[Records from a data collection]
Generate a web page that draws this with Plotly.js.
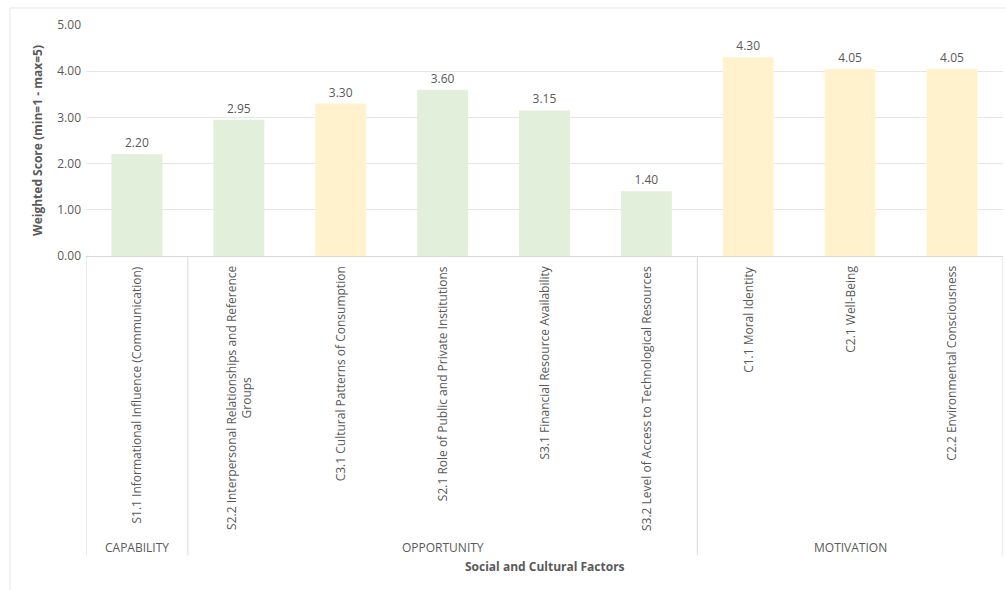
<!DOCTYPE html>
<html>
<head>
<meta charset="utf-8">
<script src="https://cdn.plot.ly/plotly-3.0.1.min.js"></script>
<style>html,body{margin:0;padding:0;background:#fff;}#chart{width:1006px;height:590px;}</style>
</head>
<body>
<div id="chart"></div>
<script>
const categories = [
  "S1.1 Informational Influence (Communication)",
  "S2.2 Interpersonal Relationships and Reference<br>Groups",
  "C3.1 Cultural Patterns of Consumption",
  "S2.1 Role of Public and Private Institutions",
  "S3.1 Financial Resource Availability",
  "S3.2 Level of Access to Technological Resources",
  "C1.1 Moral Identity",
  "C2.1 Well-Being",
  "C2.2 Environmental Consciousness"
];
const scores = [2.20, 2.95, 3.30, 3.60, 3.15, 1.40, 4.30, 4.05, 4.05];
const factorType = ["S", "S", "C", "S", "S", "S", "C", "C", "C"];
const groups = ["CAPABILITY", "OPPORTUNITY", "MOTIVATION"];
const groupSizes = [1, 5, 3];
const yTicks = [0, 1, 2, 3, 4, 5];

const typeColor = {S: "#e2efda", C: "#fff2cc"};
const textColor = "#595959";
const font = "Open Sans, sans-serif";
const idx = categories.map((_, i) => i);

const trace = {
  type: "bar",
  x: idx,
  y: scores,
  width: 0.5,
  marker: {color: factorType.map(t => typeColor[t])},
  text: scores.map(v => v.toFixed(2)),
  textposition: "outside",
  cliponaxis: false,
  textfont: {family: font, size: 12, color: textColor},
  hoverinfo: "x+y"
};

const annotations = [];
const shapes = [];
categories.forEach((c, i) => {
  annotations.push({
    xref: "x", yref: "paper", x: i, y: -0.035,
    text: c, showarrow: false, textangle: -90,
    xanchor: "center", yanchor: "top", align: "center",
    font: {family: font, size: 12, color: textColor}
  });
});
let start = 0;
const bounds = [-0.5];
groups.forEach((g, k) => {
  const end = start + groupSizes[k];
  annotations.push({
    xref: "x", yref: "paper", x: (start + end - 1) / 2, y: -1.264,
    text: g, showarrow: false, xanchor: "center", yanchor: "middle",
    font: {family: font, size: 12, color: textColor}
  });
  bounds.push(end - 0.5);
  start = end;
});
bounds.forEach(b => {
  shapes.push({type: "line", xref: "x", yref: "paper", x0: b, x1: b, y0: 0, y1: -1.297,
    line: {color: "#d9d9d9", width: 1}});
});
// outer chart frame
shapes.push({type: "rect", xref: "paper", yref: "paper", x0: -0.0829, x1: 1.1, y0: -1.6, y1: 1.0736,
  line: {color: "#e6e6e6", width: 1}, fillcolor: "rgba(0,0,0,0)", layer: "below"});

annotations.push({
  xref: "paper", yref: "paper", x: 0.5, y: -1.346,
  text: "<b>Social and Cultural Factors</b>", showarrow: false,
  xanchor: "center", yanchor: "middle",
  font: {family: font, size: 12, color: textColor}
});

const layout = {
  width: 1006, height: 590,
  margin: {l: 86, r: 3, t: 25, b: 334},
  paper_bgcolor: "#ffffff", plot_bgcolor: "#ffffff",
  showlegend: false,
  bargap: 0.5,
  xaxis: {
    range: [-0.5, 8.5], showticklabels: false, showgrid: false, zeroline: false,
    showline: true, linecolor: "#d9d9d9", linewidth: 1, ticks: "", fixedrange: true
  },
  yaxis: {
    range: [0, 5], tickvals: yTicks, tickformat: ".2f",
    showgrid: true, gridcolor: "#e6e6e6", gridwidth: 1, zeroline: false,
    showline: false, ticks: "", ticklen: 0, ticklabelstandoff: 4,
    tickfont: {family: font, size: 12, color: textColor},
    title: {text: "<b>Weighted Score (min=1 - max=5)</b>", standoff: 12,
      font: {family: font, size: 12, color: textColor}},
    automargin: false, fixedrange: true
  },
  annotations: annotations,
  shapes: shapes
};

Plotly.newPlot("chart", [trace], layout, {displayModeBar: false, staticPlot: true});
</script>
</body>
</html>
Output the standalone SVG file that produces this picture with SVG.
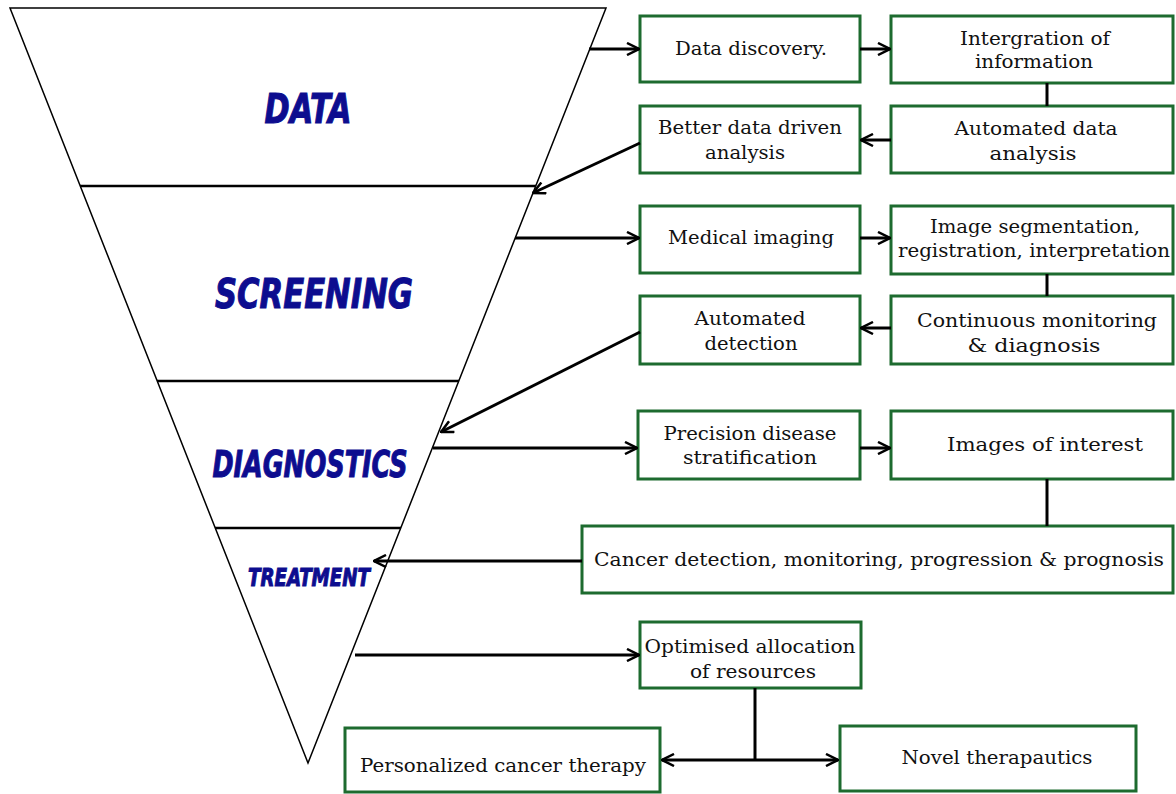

TO DO> Transcribe all of the entries word for word, but skip any pictures they contain.

RESULT>
Generate a web page that draws this with Plotly.js.
<!DOCTYPE html>
<html>
<head>
<meta charset="utf-8">
<script src="https://cdn.plot.ly/plotly-3.0.1.min.js"></script>
<style>html,body{margin:0;padding:0;background:#fff;}#chart{width:1006px;height:590px;}</style>
</head>
<body>
<div id="chart"></div>
<script>
const categories = [
  "S1.1 Informational Influence (Communication)",
  "S2.2 Interpersonal Relationships and Reference<br>Groups",
  "C3.1 Cultural Patterns of Consumption",
  "S2.1 Role of Public and Private Institutions",
  "S3.1 Financial Resource Availability",
  "S3.2 Level of Access to Technological Resources",
  "C1.1 Moral Identity",
  "C2.1 Well-Being",
  "C2.2 Environmental Consciousness"
];
const scores = [2.20, 2.95, 3.30, 3.60, 3.15, 1.40, 4.30, 4.05, 4.05];
const factorType = ["S", "S", "C", "S", "S", "S", "C", "C", "C"];
const groups = ["CAPABILITY", "OPPORTUNITY", "MOTIVATION"];
const groupSizes = [1, 5, 3];
const yTicks = [0, 1, 2, 3, 4, 5];

const typeColor = {S: "#e2efda", C: "#fff2cc"};
const textColor = "#595959";
const font = "Open Sans, sans-serif";
const idx = categories.map((_, i) => i);

const trace = {
  type: "bar",
  x: idx,
  y: scores,
  width: 0.5,
  marker: {color: factorType.map(t => typeColor[t])},
  text: scores.map(v => v.toFixed(2)),
  textposition: "outside",
  cliponaxis: false,
  textfont: {family: font, size: 12, color: textColor},
  hoverinfo: "x+y"
};

const annotations = [];
const shapes = [];
categories.forEach((c, i) => {
  annotations.push({
    xref: "x", yref: "paper", x: i, y: -0.035,
    text: c, showarrow: false, textangle: -90,
    xanchor: "center", yanchor: "top", align: "center",
    font: {family: font, size: 12, color: textColor}
  });
});
let start = 0;
const bounds = [-0.5];
groups.forEach((g, k) => {
  const end = start + groupSizes[k];
  annotations.push({
    xref: "x", yref: "paper", x: (start + end - 1) / 2, y: -1.264,
    text: g, showarrow: false, xanchor: "center", yanchor: "middle",
    font: {family: font, size: 12, color: textColor}
  });
  bounds.push(end - 0.5);
  start = end;
});
bounds.forEach(b => {
  shapes.push({type: "line", xref: "x", yref: "paper", x0: b, x1: b, y0: 0, y1: -1.297,
    line: {color: "#d9d9d9", width: 1}});
});
// outer chart frame
shapes.push({type: "rect", xref: "paper", yref: "paper", x0: -0.0829, x1: 1.1, y0: -1.6, y1: 1.0736,
  line: {color: "#e6e6e6", width: 1}, fillcolor: "rgba(0,0,0,0)", layer: "below"});

annotations.push({
  xref: "paper", yref: "paper", x: 0.5, y: -1.346,
  text: "<b>Social and Cultural Factors</b>", showarrow: false,
  xanchor: "center", yanchor: "middle",
  font: {family: font, size: 12, color: textColor}
});

const layout = {
  width: 1006, height: 590,
  margin: {l: 86, r: 3, t: 25, b: 334},
  paper_bgcolor: "#ffffff", plot_bgcolor: "#ffffff",
  showlegend: false,
  bargap: 0.5,
  xaxis: {
    range: [-0.5, 8.5], showticklabels: false, showgrid: false, zeroline: false,
    showline: true, linecolor: "#d9d9d9", linewidth: 1, ticks: "", fixedrange: true
  },
  yaxis: {
    range: [0, 5], tickvals: yTicks, tickformat: ".2f",
    showgrid: true, gridcolor: "#e6e6e6", gridwidth: 1, zeroline: false,
    showline: false, ticks: "", ticklen: 0, ticklabelstandoff: 4,
    tickfont: {family: font, size: 12, color: textColor},
    title: {text: "<b>Weighted Score (min=1 - max=5)</b>", standoff: 12,
      font: {family: font, size: 12, color: textColor}},
    automargin: false, fixedrange: true
  },
  annotations: annotations,
  shapes: shapes
};

Plotly.newPlot("chart", [trace], layout, {displayModeBar: false, staticPlot: true});
</script>
</body>
</html>
Output the standalone SVG file that produces this picture with SVG.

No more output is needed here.